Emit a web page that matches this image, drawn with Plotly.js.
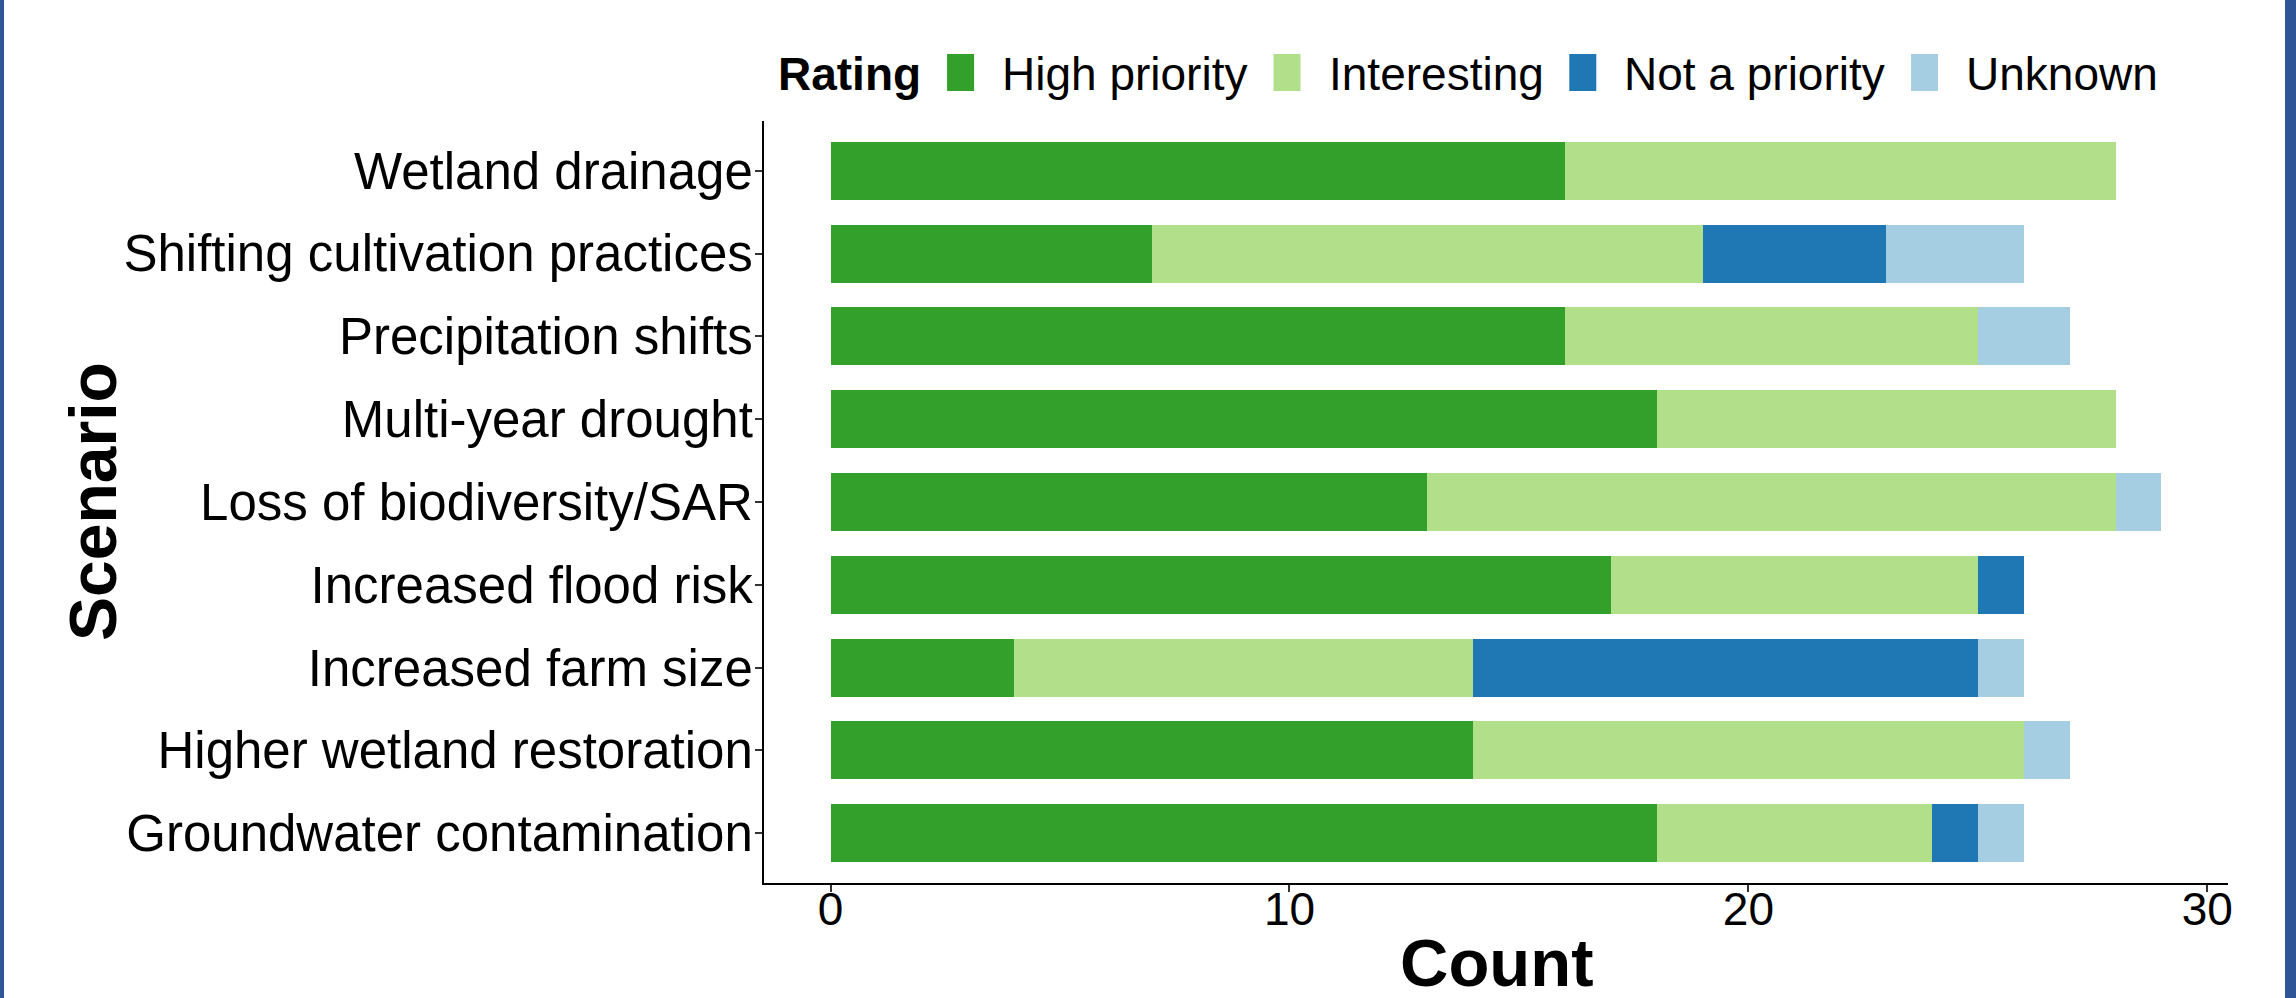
<!DOCTYPE html>
<html><head><meta charset="utf-8">
<script src="https://cdn.plot.ly/plotly-3.0.1.min.js"></script>
<style>
html,body{margin:0;padding:0;background:#fff;}
#wrap{position:relative;width:2296px;height:998px;overflow:hidden;}
#chart{width:2296px;height:998px;}
.bl{position:absolute;top:0;left:0;width:4px;height:998px;background:#2F5597;}
.br{position:absolute;top:0;right:0;width:11px;height:998px;background:#2F5597;}
</style></head>
<body><div id="wrap"><div id="chart"></div><div class="bl"></div><div class="br"></div></div>
<script>
const scenarios = ["Wetland drainage","Shifting cultivation practices","Precipitation shifts","Multi-year drought","Loss of biodiversity/SAR","Increased flood risk","Increased farm size","Higher wetland restoration","Groundwater contamination"];
const ratings = ["High priority","Interesting","Not a priority","Unknown"];
const highPriority = [16,7,16,18,13,17,4,14,18];
const interesting  = [12,12,9,10,15,8,10,12,6];
const notAPriority = [0,4,0,0,0,1,11,0,1];
const unknown      = [0,3,2,0,1,0,1,1,1];
const xTicks = [0,10,20,30];
const legendTitle = "Rating";
const xTitle = "Count";
const yTitle = "Scenario";

const colors = ["#33A02C","#B2DF8A","#1F78B4","#A6CEE3"];
const seriesValues = [highPriority, interesting, notAPriority, unknown];
const FONT = '"Liberation Sans", Arial, sans-serif';

const traces = ratings.map((r,i)=>({
  type:'bar', orientation:'h', name:r,
  y:scenarios, x:seriesValues[i],
  marker:{color:colors[i], line:{width:0}},
  showlegend:false, hoverinfo:'x+y+name'
}));

// plot area in pixels
const L=764, T=121, W=1464, H=762;
const px2x = p => (p-L)/W;
const py2y = p => (T+H-p)/H;

const cv = document.createElement('canvas').getContext('2d');
function tw(txt, bold, size){ cv.font = (bold?'bold ':'') + size + 'px ' + FONT; return cv.measureText(txt).width; }

const annotations = [];
const shapes = [];
const LS = 46, gap = 27, sw = 27;
annotations.push({xref:'paper',yref:'paper',x:px2x(777),y:py2y(74),xanchor:'left',yanchor:'middle',
  text:'<b>'+legendTitle+'</b>',showarrow:false,font:{family:FONT,size:LS,color:'#000'},borderpad:0});
let cur = 777 + tw(legendTitle,true,LS) + gap;
ratings.forEach((r,i)=>{
  shapes.push({type:'rect',xref:'paper',yref:'paper',x0:px2x(cur),x1:px2x(cur+sw),y0:py2y(91),y1:py2y(54),
    fillcolor:colors[i],line:{width:0}});
  const tx = cur + sw + gap;
  annotations.push({xref:'paper',yref:'paper',x:px2x(tx),y:py2y(74),xanchor:'left',yanchor:'middle',
    text:r,showarrow:false,font:{family:FONT,size:LS,color:'#000'},borderpad:0});
  cur = tx + tw(r,false,LS) + gap;
});
annotations.push({xref:'paper',yref:'paper',x:0.5,y:py2y(962),xanchor:'center',yanchor:'middle',
  text:'<b>'+xTitle+'</b>',showarrow:false,font:{family:FONT,size:67,color:'#000'},borderpad:0});
annotations.push({xref:'paper',yref:'paper',x:px2x(93),y:0.5,xanchor:'center',yanchor:'middle',textangle:-90,
  text:'<b>'+yTitle+'</b>',showarrow:false,font:{family:FONT,size:66,color:'#000'}});

const layout = {
  width:2296, height:998,
  margin:{l:L, r:2296-L-W, t:T, b:998-T-H, pad:0},
  paper_bgcolor:'#fff', plot_bgcolor:'#fff',
  barmode:'stack', bargap:0.3,
  font:{family:FONT, color:'#000'},
  xaxis:{range:[-1.45,30.45], tickvals:xTicks, ticktext:xTicks.map(String), ticks:'outside', ticklen:7, tickwidth:2, tickcolor:'#333',
    ticklabelstandoff:-22,
    showline:true, linecolor:'#000', linewidth:2, showgrid:false, zeroline:false,
    tickfont:{family:FONT,size:46,color:'#000'}, fixedrange:true},
  yaxis:{type:'category', categoryarray:scenarios, categoryorder:'array', range:[scenarios.length-0.4,-0.6],
    ticks:'outside', ticklen:7, tickwidth:2, tickcolor:'#333',
    ticklabelstandoff:-8,
    showline:true, linecolor:'#000', linewidth:2, showgrid:false, zeroline:false,
    tickfont:{family:FONT,size:51,color:'#000'}, fixedrange:true},
  annotations, shapes, showlegend:false
};
Plotly.newPlot('chart', traces, layout, {displayModeBar:false, staticPlot:true});
</script>
</body></html>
************
What you need to do >>
Ignore the images and quote every line of the listing exactly.

Solution to the problem >>
Emit a web page that matches this image, drawn with Plotly.js.
<!DOCTYPE html>
<html><head><meta charset="utf-8">
<script src="https://cdn.plot.ly/plotly-3.0.1.min.js"></script>
<style>
html,body{margin:0;padding:0;background:#fff;}
#wrap{position:relative;width:2296px;height:998px;overflow:hidden;}
#chart{width:2296px;height:998px;}
.bl{position:absolute;top:0;left:0;width:4px;height:998px;background:#2F5597;}
.br{position:absolute;top:0;right:0;width:11px;height:998px;background:#2F5597;}
</style></head>
<body><div id="wrap"><div id="chart"></div><div class="bl"></div><div class="br"></div></div>
<script>
const scenarios = ["Wetland drainage","Shifting cultivation practices","Precipitation shifts","Multi-year drought","Loss of biodiversity/SAR","Increased flood risk","Increased farm size","Higher wetland restoration","Groundwater contamination"];
const ratings = ["High priority","Interesting","Not a priority","Unknown"];
const highPriority = [16,7,16,18,13,17,4,14,18];
const interesting  = [12,12,9,10,15,8,10,12,6];
const notAPriority = [0,4,0,0,0,1,11,0,1];
const unknown      = [0,3,2,0,1,0,1,1,1];
const xTicks = [0,10,20,30];
const legendTitle = "Rating";
const xTitle = "Count";
const yTitle = "Scenario";

const colors = ["#33A02C","#B2DF8A","#1F78B4","#A6CEE3"];
const seriesValues = [highPriority, interesting, notAPriority, unknown];
const FONT = '"Liberation Sans", Arial, sans-serif';

const traces = ratings.map((r,i)=>({
  type:'bar', orientation:'h', name:r,
  y:scenarios, x:seriesValues[i],
  marker:{color:colors[i], line:{width:0}},
  showlegend:false, hoverinfo:'x+y+name'
}));

// plot area in pixels
const L=764, T=121, W=1464, H=762;
const px2x = p => (p-L)/W;
const py2y = p => (T+H-p)/H;

const cv = document.createElement('canvas').getContext('2d');
function tw(txt, bold, size){ cv.font = (bold?'bold ':'') + size + 'px ' + FONT; return cv.measureText(txt).width; }

const annotations = [];
const shapes = [];
const LS = 46, gap = 27, sw = 27;
annotations.push({xref:'paper',yref:'paper',x:px2x(777),y:py2y(74),xanchor:'left',yanchor:'middle',
  text:'<b>'+legendTitle+'</b>',showarrow:false,font:{family:FONT,size:LS,color:'#000'},borderpad:0});
let cur = 777 + tw(legendTitle,true,LS) + gap;
ratings.forEach((r,i)=>{
  shapes.push({type:'rect',xref:'paper',yref:'paper',x0:px2x(cur),x1:px2x(cur+sw),y0:py2y(91),y1:py2y(54),
    fillcolor:colors[i],line:{width:0}});
  const tx = cur + sw + gap;
  annotations.push({xref:'paper',yref:'paper',x:px2x(tx),y:py2y(74),xanchor:'left',yanchor:'middle',
    text:r,showarrow:false,font:{family:FONT,size:LS,color:'#000'},borderpad:0});
  cur = tx + tw(r,false,LS) + gap;
});
annotations.push({xref:'paper',yref:'paper',x:0.5,y:py2y(962),xanchor:'center',yanchor:'middle',
  text:'<b>'+xTitle+'</b>',showarrow:false,font:{family:FONT,size:67,color:'#000'},borderpad:0});
annotations.push({xref:'paper',yref:'paper',x:px2x(93),y:0.5,xanchor:'center',yanchor:'middle',textangle:-90,
  text:'<b>'+yTitle+'</b>',showarrow:false,font:{family:FONT,size:66,color:'#000'}});

const layout = {
  width:2296, height:998,
  margin:{l:L, r:2296-L-W, t:T, b:998-T-H, pad:0},
  paper_bgcolor:'#fff', plot_bgcolor:'#fff',
  barmode:'stack', bargap:0.3,
  font:{family:FONT, color:'#000'},
  xaxis:{range:[-1.45,30.45], tickvals:xTicks, ticktext:xTicks.map(String), ticks:'outside', ticklen:7, tickwidth:2, tickcolor:'#333',
    ticklabelstandoff:-22,
    showline:true, linecolor:'#000', linewidth:2, showgrid:false, zeroline:false,
    tickfont:{family:FONT,size:46,color:'#000'}, fixedrange:true},
  yaxis:{type:'category', categoryarray:scenarios, categoryorder:'array', range:[scenarios.length-0.4,-0.6],
    ticks:'outside', ticklen:7, tickwidth:2, tickcolor:'#333',
    ticklabelstandoff:-8,
    showline:true, linecolor:'#000', linewidth:2, showgrid:false, zeroline:false,
    tickfont:{family:FONT,size:51,color:'#000'}, fixedrange:true},
  annotations, shapes, showlegend:false
};
Plotly.newPlot('chart', traces, layout, {displayModeBar:false, staticPlot:true});
</script>
</body></html>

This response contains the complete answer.